Singularity-free path-planning of dexterous pointing tasks for a class of spherical parallel mechanisms

The subject of the paper is the optimization of the pose of redundant spherical parallel manipulators (SPMs) performing pointing tasks, i.e., orienting a line in space; a few hints for the synthesis of dextrous machines are also provided. The strengths of parallel mechanisms are often limited by their singular configurations; to overcome this problem, a class of SPMs with 3-RFR topology (Revolute-Planar-Revolute pairs for each of the three limbs) is investigated, with a comprehensive analysis to identify their singular configurations. The geometric parameters of the architectures are chosen in such a way that all kinds of singularity surfaces come to coincide and a single 3 × 3 Jacobian matrix is able to describe all the singular configurations of the machines.
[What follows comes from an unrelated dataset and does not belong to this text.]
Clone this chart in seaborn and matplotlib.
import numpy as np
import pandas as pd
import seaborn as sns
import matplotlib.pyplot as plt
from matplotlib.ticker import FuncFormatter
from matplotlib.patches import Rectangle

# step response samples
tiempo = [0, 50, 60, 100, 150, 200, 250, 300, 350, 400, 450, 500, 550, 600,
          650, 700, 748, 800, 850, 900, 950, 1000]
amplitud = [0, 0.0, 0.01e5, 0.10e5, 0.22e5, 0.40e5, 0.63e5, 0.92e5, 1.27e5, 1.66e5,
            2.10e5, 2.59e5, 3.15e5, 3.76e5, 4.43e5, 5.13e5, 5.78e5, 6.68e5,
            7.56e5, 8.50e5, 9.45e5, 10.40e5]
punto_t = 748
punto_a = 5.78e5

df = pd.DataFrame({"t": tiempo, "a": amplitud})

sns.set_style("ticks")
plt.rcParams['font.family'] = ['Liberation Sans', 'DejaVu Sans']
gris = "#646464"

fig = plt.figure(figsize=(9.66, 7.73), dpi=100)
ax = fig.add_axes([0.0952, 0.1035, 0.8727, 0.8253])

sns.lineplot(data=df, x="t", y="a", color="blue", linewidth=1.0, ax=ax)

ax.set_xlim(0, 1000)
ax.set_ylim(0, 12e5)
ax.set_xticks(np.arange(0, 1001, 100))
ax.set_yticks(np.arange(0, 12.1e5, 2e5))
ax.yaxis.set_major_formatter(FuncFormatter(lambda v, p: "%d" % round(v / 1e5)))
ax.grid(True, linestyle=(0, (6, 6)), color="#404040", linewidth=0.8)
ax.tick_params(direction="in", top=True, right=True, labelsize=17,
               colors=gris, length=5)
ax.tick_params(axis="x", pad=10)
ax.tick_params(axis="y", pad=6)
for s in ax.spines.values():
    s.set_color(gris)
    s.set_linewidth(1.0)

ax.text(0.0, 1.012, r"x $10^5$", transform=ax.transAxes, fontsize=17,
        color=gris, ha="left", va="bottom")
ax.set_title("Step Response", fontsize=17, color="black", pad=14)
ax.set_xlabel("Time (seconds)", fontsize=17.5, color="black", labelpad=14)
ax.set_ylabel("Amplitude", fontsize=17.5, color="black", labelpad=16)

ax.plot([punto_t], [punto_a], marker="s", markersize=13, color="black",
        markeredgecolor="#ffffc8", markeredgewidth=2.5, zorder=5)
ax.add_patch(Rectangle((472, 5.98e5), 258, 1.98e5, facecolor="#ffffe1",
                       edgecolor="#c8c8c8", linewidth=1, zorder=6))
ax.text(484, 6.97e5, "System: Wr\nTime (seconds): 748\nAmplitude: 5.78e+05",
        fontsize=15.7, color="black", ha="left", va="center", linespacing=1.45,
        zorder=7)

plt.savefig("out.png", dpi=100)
Then, singularities are avoided by exploiting the functional redundancy of the manipulator with respect to the task: an optimization algorithm allows the user to find, for each pointing direction, the robot posture that yields the highest dexterity. Finally, an optimal path is traced on the surface of the sphere of motion by finding the Bézier curve that minimizes a task performance index. The kinematic analysis and optimization are worked out by using a robust formulation based on rotation invariants that allows for a straightforward generalization of the results obtained.